The one I was referring to, The Felony Copyright Act of 1992, is discussed at length in this PDF.

So criminal penalties for massive infringement through non-profit-generating file-sharing were created after massive infringement through non-profit generating file-sharing became technologically easy to do and people started doing it more often.

That sounds much less dire than something like “criminal copyright infringement was created after the Internet became popular.”

Indeed it sounds much like almost any other kind of crime—laws are created once people become aware that a problem is arising.

Well yeah. If your business was selling CDs for a goodly markup, wouldn’t you freak when people start sharing them electronically with a few million of their closest friends - for free, and just by letting their computers sit there? before that, nobody made enough money to sue over private copying unless they had industrial-scale production facilities.

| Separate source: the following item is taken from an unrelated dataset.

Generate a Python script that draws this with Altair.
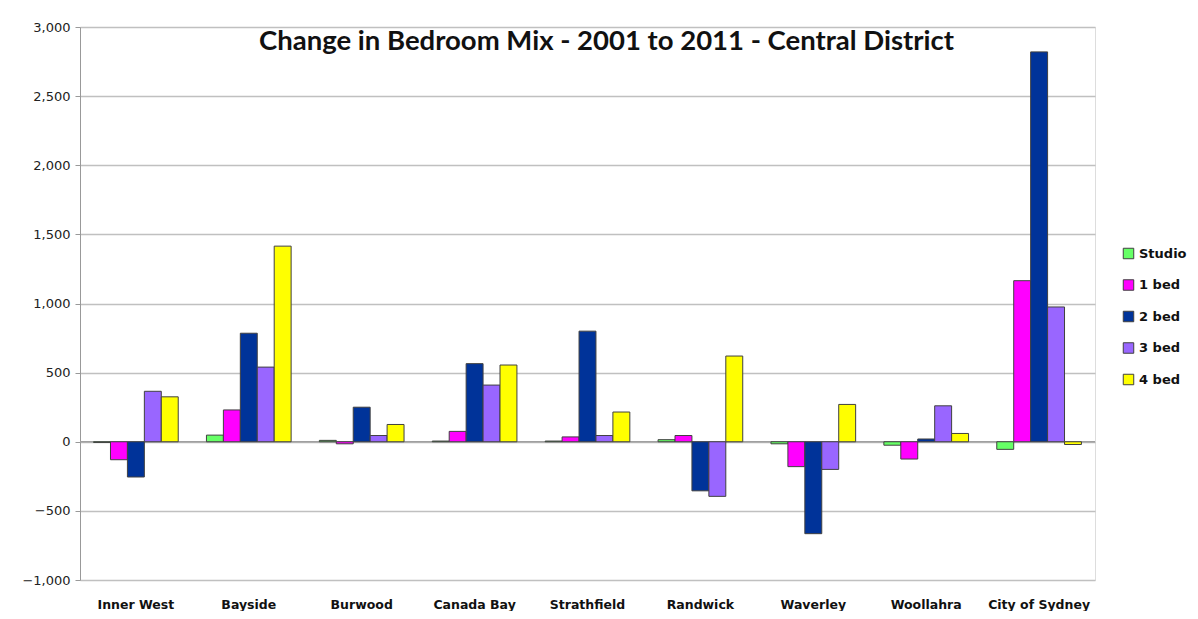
import altair as alt
import pandas as pd

categories = ["Inner West", "Bayside", "Burwood", "Canada Bay", "Strathfield",
              "Randwick", "Waverley", "Woollahra", "City of Sydney"]
series = ["Studio", "1 bed", "2 bed", "3 bed", "4 bed"]
studio = [-5, 48, 10, 5, 5, 15, -15, -25, -55]
bed1 = [-130, 230, -15, 75, 35, 45, -180, -125, 1165]
bed2 = [-255, 785, 250, 565, 800, -355, -665, 20, 2820]
bed3 = [365, 540, 45, 410, 45, -395, -200, 260, 975]
bed4 = [325, 1415, 125, 555, 215, 620, 270, 60, -20]
colors = ["#66ff66", "#ff00ff", "#003399", "#9966ff", "#ffff00"]
y_ticks = [-1000, -500, 0, 500, 1000, 1500, 2000, 2500, 3000]

rows = []
for s, vals in zip(series, [studio, bed1, bed2, bed3, bed4]):
    for c, v in zip(categories, vals):
        rows.append({"Area": c, "Type": s, "Change": v})
df = pd.DataFrame(rows)

zero = alt.Chart(pd.DataFrame({"y": [0]})).mark_rule(color="#a0a0a0", strokeWidth=1.5).encode(
    y=alt.Y("y:Q")
)

bars = alt.Chart(df).mark_bar(stroke="#404040", strokeWidth=1).encode(
    x=alt.X("Area:N", sort=categories, title=None,
            scale=alt.Scale(paddingInner=0.25, paddingOuter=0.12),
            axis=alt.Axis(labelAngle=0, labelFont="DejaVu Sans", labelFontWeight="bold",
                          labelFontSize=12.5, labelColor="#111", labelPadding=18,
                          ticks=False, domain=False)),
    xOffset=alt.XOffset("Type:N", sort=series),
    y=alt.Y("Change:Q", title=None,
            scale=alt.Scale(domain=[-1000, 3000], nice=False),
            axis=alt.Axis(values=y_ticks, format=",.0f",
                          labelFont="DejaVu Sans",
                          labelFontSize=13, labelColor="#222", labelPadding=5,
                          tickColor="#999", tickSize=5, domainColor="#999",
                          grid=True, gridColor="#c0c0c0", gridWidth=1.5)),
    color=alt.Color("Type:N", sort=series,
                    scale=alt.Scale(domain=series, range=colors),
                    legend=alt.Legend(title=None, orient="none", legendX=1042, legendY=220,
                                      symbolType="square", symbolSize=110,
                                      symbolStrokeColor="#404040", symbolStrokeWidth=1,
                                      labelFont="DejaVu Sans", labelFontWeight="bold",
                                      labelFontSize=13, labelColor="#111",
                                      rowPadding=16.5, labelOffset=4)),
)

chart = alt.layer(zero, bars).properties(
    width=1015, height=553,
    padding={"left": 72, "top": 19, "right": 95, "bottom": 31},
    autosize=alt.AutoSizeParams(type="none"),
    title=alt.TitleParams("Change in Bedroom Mix - 2001 to 2011 - Central District",
                          font="Lato", fontSize=27.5, fontWeight="bold", color="#111",
                          anchor="middle", offset=-34, dx=19),
).configure_view(fill="#f2f2f2", stroke="#c0c0c0").configure(background="white")

chart.save("out.html", embed_options={"renderer": "svg", "actions": False})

One of the guys I worked with went to school with a fellow who was sued by Playboy. Apparently in the early days of BBS’s, when CD’s were just becoming standard on PC’s, these guys collected a wad of porn from various BBS’s, bought a CD burner, and advertised a CD full of images for sale in the back of assorted computer magazines. I’m told they made thousands of dollars mail-ordering these. Of course images were scanned from magazines, usually - so when Playboy tracked them down, they made them sign over their profits and sign a fairly thick legal agreement that they would refrain from violating Playboy’s copyright ever again.

(I remember him razzing the guy when he tried to correct us on some computer question - “How thick was that agreement with Playboy you were forced to sign?”)

the point is, that sort of thing is possible when you can recover thousands of dollars from some teenagers with a little legal negotiation and some fancy suited lawyers, but fails utterly when there’s no money to be recovered and it’s a million whack-a-moles at a time. Then it’s time to use the congresscritter you bought, and make it criminal.

Again, something is made criminal when it becomes a problem. Why was it necessary to throw in a slur about “bought … Congresscritter”?